Illustration of the multiscale property of the 2D Hadamard transform (left) and the image (right). The upper left quadrant of the 2D Hadamard transform of an image (in blue) is a Hadamard transform of a lower resolution version of the image. Therefore, we can take the Hadamard samples highlighted in blue and reconstruct from them the 512 by 512 image. In turn, the upper left quadrant of the quadrant (in orange) is also a Hadamard transform of an even lower resolution image.
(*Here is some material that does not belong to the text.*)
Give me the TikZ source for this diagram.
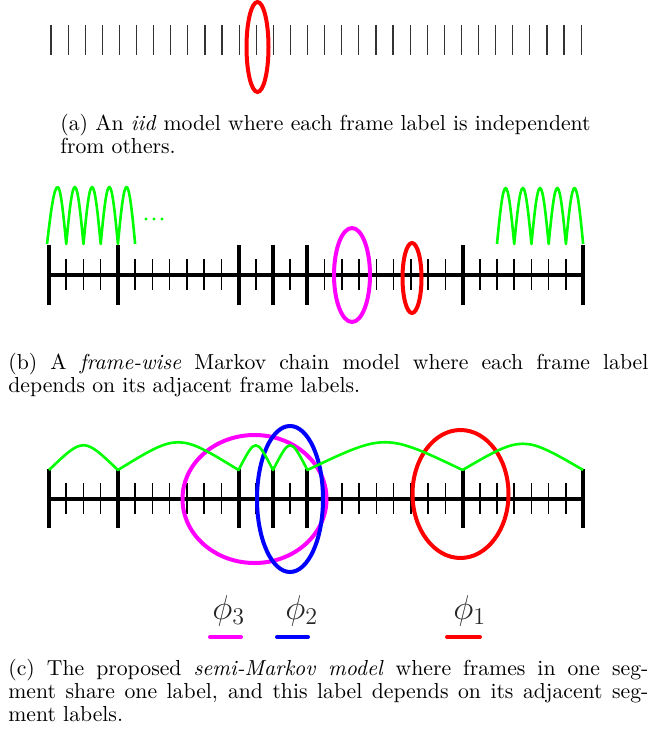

Now, if we take the Hadamard samples highlighted in orange (or a quarter of the samples highlighted in blue) we can reconstruct the 256 by 256 image, directly from the Hadamard samples.

Progressive compressive sampling

Progressive CS4 allows for sampling and reconstruction of the image while gradually improving the resolution by simply adding more compressive samples, without the need to sample and reconstruct the image from the start at each stage.

Progressive CS is performed in stages, as illustrated in Fig. 6. At first, a low-resolution image (e.g., 64 by 64) is taken by the full Hadamard matrix. If the resulting image quality is unsatisfactory, more compressive variable density Hadamard samples43 can be added to increase the image resolution. The additional variable density samples are chosen according to the next higher order Hadamard patterns (see Fig. 5). The additional set of Hadamard samples is taken to efficiently improve the resolution, respective to the next higher scale. Only the samples that capture the desired resolution bands are taken; no samples are wasted to capture image details outside the desired resolution bands. The compression at that resolution can also be increased according to user demand. This progressive sampling approach can be repeated iteratively, without the need to start the sampling process from scratch.

Figure 6
figure 6

The progressive sampling process. The image and its 2D Paley Ordered Hadamard samples below it, are illustrated in sequential order. The first stage starts at a low-resolution image. To increase the resolution, an appropriate additional set of ΔM compressive samples, (highlighted in color) is added to the 2D Hadamard transform of the image. The Hadamard samples ordered in 2D are illustrated below the multiscale images.

Reconstruction method

We propose a DL-based CNN algorithm to reconstruct the multiscale compressive samples (See Supplement B). One straightforward approach would be to train a CNN to reconstruct the image directly out of the transpose of the Hadamard samples (see Fig. 7).

Figure 7
figure 7

General compressed sensing reconstruction scheme by the means of DL.

This kind of approach is fast and efficient. However, the reconstruction quality can be further improved by using the multiscale property of the Hadamard basis. The proposed progressive sampling method already provides us with multiscale information about the image during the sampling process, allowing us to use this information to improve the reconstruction. By reconstructing iteratively from smaller to larger image scales, we utilize our knowledge about the smaller scale image until the final scale is reconstructed (see Fig. 8). Our reconstruction method utilizes this idea and improves the reconstruction quality at a slight cost of running time.

Figure 8
figure 8

Proposed multiscale compressive sensing reconstruction scheme. The method utilizes the multiscale information that was gathered during the sampling process to improve the reconstruction quality of the image.